И заполненный всеобщим мраком, отуманенный общею скорбью, истерзанный безнадежностью, царящею окрест, я уже забываю о том, что еще недавно культ чистой красоты привлекал меня и дивный край манил к себе ослепительным своим светом... Я, подобно многим, молю о вечном забвении, вечном примирении, вечном {519} покое, и жадно жду царицы-смерти и таинственной перспективы превращения в ничто.
Молю... Но отчего же бесконечная жалость внезапно проникает все мое существо и так болезненно напрягаются тонкие нити, связывающие меня с жизнью? Отчего с такой невыразимой теплотою снова и снова обступают меня родные картины и встает широкое поле, по которому слабо колышется и играет с ветром золотая рожь и узкая проселочная дорога без конца убегает в пространство? Отчего с такою ласкою вдруг развернулся предо мной необозримый степной простор, и приветливо засияли села крестами церквей своих, и зеленые леса зашумели веселым шумом?
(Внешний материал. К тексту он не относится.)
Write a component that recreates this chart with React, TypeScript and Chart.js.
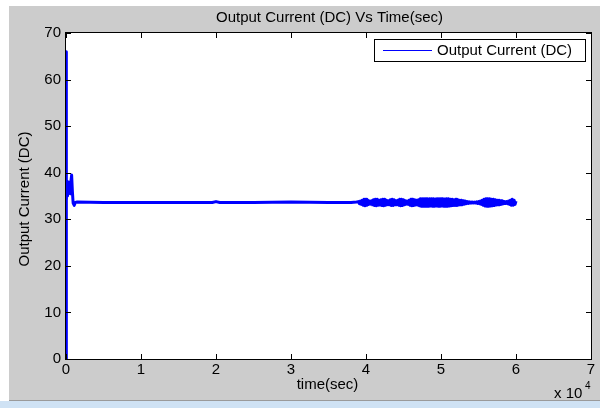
import React, { useEffect, useRef } from "react";
import { Chart, registerables } from "chart.js";

Chart.register(...registerables);

// ---- data ----
const earlyTime = [0, 1, 20, 40, 60, 100, 150, 200, 280, 350, 450, 550, 650, 750, 850, 950, 1100, 1250];
const earlyCurrent = [0, 66, 55, 53, 36, 34, 37, 35, 38, 36, 37.5, 35.5, 38, 39.5, 36, 33.5, 33, 33.6];

const plateauTime = [1500, 5000, 10000, 15000, 19500, 20000, 20500, 25000, 30000, 35000, 38000, 38750];
const plateauCurrent = [33.7, 33.6, 33.6, 33.6, 33.6, 33.8, 33.6, 33.6, 33.7, 33.6, 33.6, 33.7];

const rippleTime = [
  39000, 39125, 39250, 39375, 39500, 39625, 39750, 39875, 40000, 40125,
  40250, 40375, 40500, 40625, 40750, 40875, 41000, 41125, 41250, 41375,
  41500, 41625, 41750, 41875, 42000, 42125, 42250, 42375, 42500, 42625,
  42750, 42875, 43000, 43125, 43250, 43375, 43500, 43625, 43750, 43875,
  44000, 44125, 44250, 44375, 44500, 44625, 44750, 44875, 45000, 45125,
  45250, 45375, 45500, 45625, 45750, 45875, 46000, 46125, 46250, 46375,
  46500, 46625, 46750, 46875, 47000, 47125, 47250, 47375, 47500, 47625,
  47750, 47875, 48000, 48125, 48250, 48375, 48500, 48625, 48750, 48875,
  49000, 49125, 49250, 49375, 49500, 49625, 49750, 49875, 50000, 50125,
  50250, 50375, 50500, 50625, 50750, 50875, 51000, 51125, 51250, 51375,
  51500, 51625, 51750, 51875, 52000, 52125, 52250, 52375, 52500, 52625,
  52750, 52875, 53000, 53125, 53250, 53375, 53500, 53625, 53750, 53875,
  54000, 54125, 54250, 54375, 54500, 54625, 54750, 54875, 55000, 55125,
  55250, 55375, 55500, 55625, 55750, 55875, 56000, 56125, 56250, 56375,
  56500, 56625, 56750, 56875, 57000, 57125, 57250, 57375, 57500, 57625,
  57750, 57875, 58000, 58125, 58250, 58375, 58500, 58625, 58750, 58875,
  59000, 59125, 59250, 59375, 59500, 59625, 59750, 59875, 60000,
];
const rippleCurrent = [
  33.8, 33.35, 33.9, 33.2, 34.1, 33.0, 34.3, 32.9, 34.3, 33.0,
  34.1, 33.2, 33.9, 33.25, 34.0, 33.1, 34.2, 32.95, 34.3, 32.9,
  34.3, 33.0, 34.1, 33.05, 34.2, 32.95, 34.3, 32.9, 34.3, 33.0,
  34.1, 33.15, 34.0, 33.1, 34.2, 32.95, 34.3, 32.95, 34.2, 33.1,
  34.0, 33.15, 34.1, 33.0, 34.3, 32.9, 34.3, 32.95, 34.2, 33.1,
  34.0, 33.25, 33.9, 33.2, 34.1, 33.0, 34.3, 32.9, 34.3, 32.95,
  34.2, 33.05, 34.1, 33.05, 34.2, 32.9, 34.4, 32.8, 34.4, 32.8,
  34.4, 32.8, 34.4, 32.8, 34.35, 32.8, 34.4, 32.85, 34.4, 32.8,
  34.4, 32.8, 34.35, 32.85, 34.4, 32.8, 34.4, 32.8, 34.4, 32.85,
  34.4, 32.8, 34.35, 32.8, 34.4, 32.8, 34.4, 32.85, 34.3, 32.9,
  34.3, 32.95, 34.2, 32.95, 34.3, 32.95, 34.2, 33.05, 34.1, 33.1,
  34.1, 33.15, 34.0, 33.25, 33.9, 33.35, 33.8, 33.42, 33.75, 33.48,
  33.7, 33.5, 33.7, 33.5, 33.7, 33.5, 33.75, 33.42, 33.8, 33.35,
  33.9, 33.2, 34.1, 33.0, 34.3, 32.85, 34.4, 32.8, 34.4, 32.8,
  34.4, 32.85, 34.3, 32.9, 34.3, 32.95, 34.2, 33.05, 34.1, 33.1,
  34.1, 33.15, 34.0, 33.25, 33.9, 33.35, 33.8, 33.4, 33.8, 33.35,
  33.9, 33.2, 34.1, 33.0, 34.3, 33.0, 34.1, 33.2, 33.9,
];

const xTicks = [0, 10000, 20000, 30000, 40000, 50000, 60000, 70000];
const yTicks = [0, 10, 20, 30, 40, 50, 60, 70];

const titleText = "Output Current (DC) Vs Time(sec)";
const xLabel = "time(sec)";
const yLabel = "Output Current (DC)";
const seriesName = "Output Current (DC)";

const FONT = "'Liberation Sans', Arial, sans-serif";
const BLUE = "#0000ff";

export default function App() {
  const ref = useRef<HTMLCanvasElement | null>(null);

  useEffect(() => {
    const canvas = ref.current;
    if (!canvas) return;

    const times = [...earlyTime, ...plateauTime, ...rippleTime];
    const values = [...earlyCurrent, ...plateauCurrent, ...rippleCurrent];
    const points = times.map((t, i) => ({ x: t, y: values[i] }));

    const decor = {
      id: "matlabDecor",
      beforeDraw(chart: any) {
        const ctx = chart.ctx;
        const { left, top, right, bottom } = chart.chartArea;
        ctx.save();
        ctx.fillStyle = "#ffffff";
        ctx.fillRect(0, 0, 600, 408);
        ctx.fillStyle = "#cccccc";
        ctx.fillRect(9, 6, 591, 395);
        ctx.fillStyle = "#9a9a9a";
        ctx.fillRect(9, 400, 591, 1);
        ctx.fillStyle = "#cfe2f4";
        ctx.fillRect(0, 401, 600, 7);
        ctx.fillStyle = "#ffffff";
        ctx.fillRect(left, top, right - left, bottom - top);
        ctx.restore();
      },
      afterDraw(chart: any) {
        const ctx = chart.ctx;
        const { left, top, right, bottom } = chart.chartArea;
        const xs = chart.scales.x;
        const ys = chart.scales.y;
        ctx.save();
        // box
        ctx.strokeStyle = "#000000";
        ctx.lineWidth = 1;
        ctx.strokeRect(left - 0.5, top - 0.5, right - left + 1, bottom - top + 1);
        // ticks
        ctx.beginPath();
        xTicks.forEach((v) => {
          const px = Math.round(xs.getPixelForValue(v)) + 0.5;
          ctx.moveTo(px, bottom);
          ctx.lineTo(px, bottom - 5);
          ctx.moveTo(px, top);
          ctx.lineTo(px, top + 5);
        });
        yTicks.forEach((v) => {
          const py = Math.round(ys.getPixelForValue(v)) + 0.5;
          ctx.moveTo(left, py);
          ctx.lineTo(left + 5, py);
          ctx.moveTo(right, py);
          ctx.lineTo(right - 5, py);
        });
        ctx.stroke();

        ctx.fillStyle = "#000000";
        ctx.font = `15px ${FONT}`;
        ctx.textBaseline = "middle";
        ctx.textAlign = "center";
        ctx.fillText(titleText, (left + right) / 2 + 1, 18);
        ctx.fillText(xLabel, (left + right) / 2 - 1, 385);
        // exponent
        ctx.textAlign = "left";
        ctx.fillText("x 10", 554, 394);
        ctx.font = `10px ${FONT}`;
        ctx.fillText("4", 585, 386);
        // y label
        ctx.font = `15px ${FONT}`;
        ctx.save();
        ctx.translate(25, (top + bottom) / 2 + 3);
        ctx.rotate(-Math.PI / 2);
        ctx.textAlign = "center";
        ctx.fillText(yLabel, 0, 0);
        ctx.restore();

        // legend
        ctx.fillStyle = "#ffffff";
        ctx.fillRect(374, 39, 212, 23);
        ctx.strokeStyle = "#000000";
        ctx.strokeRect(374.5, 39.5, 211, 22);
        ctx.strokeStyle = BLUE;
        ctx.beginPath();
        ctx.moveTo(383, 50.5);
        ctx.lineTo(432, 50.5);
        ctx.stroke();
        ctx.fillStyle = "#000000";
        ctx.textAlign = "left";
        ctx.fillText(seriesName, 437, 51);
        ctx.restore();
      },
    };

    const chart = new Chart(canvas, {
      type: "line",
      data: {
        datasets: [
          {
            data: points,
            borderColor: BLUE,
            backgroundColor: BLUE,
            borderWidth: 3,
            pointRadius: 0,
            tension: 0,
            fill: false,
            borderJoinStyle: "round",
            clip: 0,
          } as any,
        ],
      },
      options: {
        animation: false,
        responsive: false,
        maintainAspectRatio: false,
        layout: { padding: { top: 33, right: 9, left: 0, bottom: 0 } },
        plugins: {
          legend: { display: false },
          title: { display: false },
          tooltip: { enabled: false },
        },
        scales: {
          x: {
            type: "linear",
            min: 0,
            max: 70000,
            afterBuildTicks: (s: any) => {
              s.ticks = xTicks.map((v) => ({ value: v }));
            },
            ticks: {
              callback: (v: any) => String(Number(v) / 10000),
              font: { family: FONT, size: 15 },
              color: "#000000",
              padding: 2,
              maxRotation: 0,
              autoSkip: false,
            },
            grid: { display: false, drawTicks: false },
            border: { display: false },
            afterFit: (s: any) => {
              s.height = 49;
            },
          },
          y: {
            type: "linear",
            min: 0,
            max: 70,
            afterBuildTicks: (s: any) => {
              s.ticks = yTicks.map((v) => ({ value: v }));
            },
            ticks: {
              font: { family: FONT, size: 15 },
              color: "#000000",
              padding: 5,
            },
            grid: { display: false, drawTicks: false },
            border: { display: false },
            afterFit: (s: any) => {
              s.width = 66;
            },
          },
        },
      },
      plugins: [decor],
    });

    return () => chart.destroy();
  }, []);

  return (
    <div style={{ position: "fixed", left: 0, top: 0, width: 600, height: 408 }}>
      <canvas ref={ref} width={600} height={408} style={{ display: "block", width: 600, height: 408 }} />
    </div>
  );
}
И я чувствую, как что-то странное ширится и растет во мне и с тоскующей болью щиплет сердце... Боже, как сладко мне и грустно, и какой мучительною негой переполняется мое существо! Я вижу свое детство. Вижу троицын день и сад, изнизанный цветами, и народ с цветами в руках. Благовест разносится по окрестности медлительно и плавно. Девки в шелковых платках и ярких юбках идут скромно и тихо, смиренно потупляя взоры. Парни спешат деловой походкой, украдкой поправляя серые смушковые шапки свои. Сивые старики солидно шествуют, важно опираясь на палки. Вся церковь в зелени. Молодые березки украшают клирос. Около иконостаса зеленеют дубовые ветви. На полу разбросано душистое сено. Дьячок Аксеныч смочил квасом косичку и переполнил торжеством лик свой. Умиленное лицо отца Акима сияет благосклонностью. В открытые окна синеет небо, и щебечут ласточки, и свежий утренний ветерок доносит запах сирени. Начинается обедня. Бедный тенорок Аксеныча трогательно дребезжит и уносится к сводам, откуда величественно взирает Саваоф. Отец Аким возглашает внятно и явственно. Листья березок слабо лепечут. Тонкие струйки ладана расходятся по церкви и тихо уплывают в окна. Народ, благоговейно вздыхая, преклоняет колени и отвешивает низкие поклоны, не спуская взора с отверзтых царских врат, где в облаке голубого дыма отец Аким воздвигает святые дары. Угодники любовно глядят на народ свой, щедро одевший их в кованые ризы; божественный младенец ласково тянет к нему ручонки. Но вот тишина. Завеса {520} с шумом задергивается. В алтаре совершается что-то таинственное. Щебетанье ласточек ясно слышится за окном. Аксеныч украдкой зевает в руку и быстро крестит рот. Раздается кое-где кашель. Церковный староста Иван Парфеныч набожно преклонился пред владычицей и, приложившись к ней, отвесил низкий поклон народу. И мелодичный звон колокольчика однообразно запросил жертвы. В потертый зеленый мешок застучали медяки... Пахнет воском и ладаном.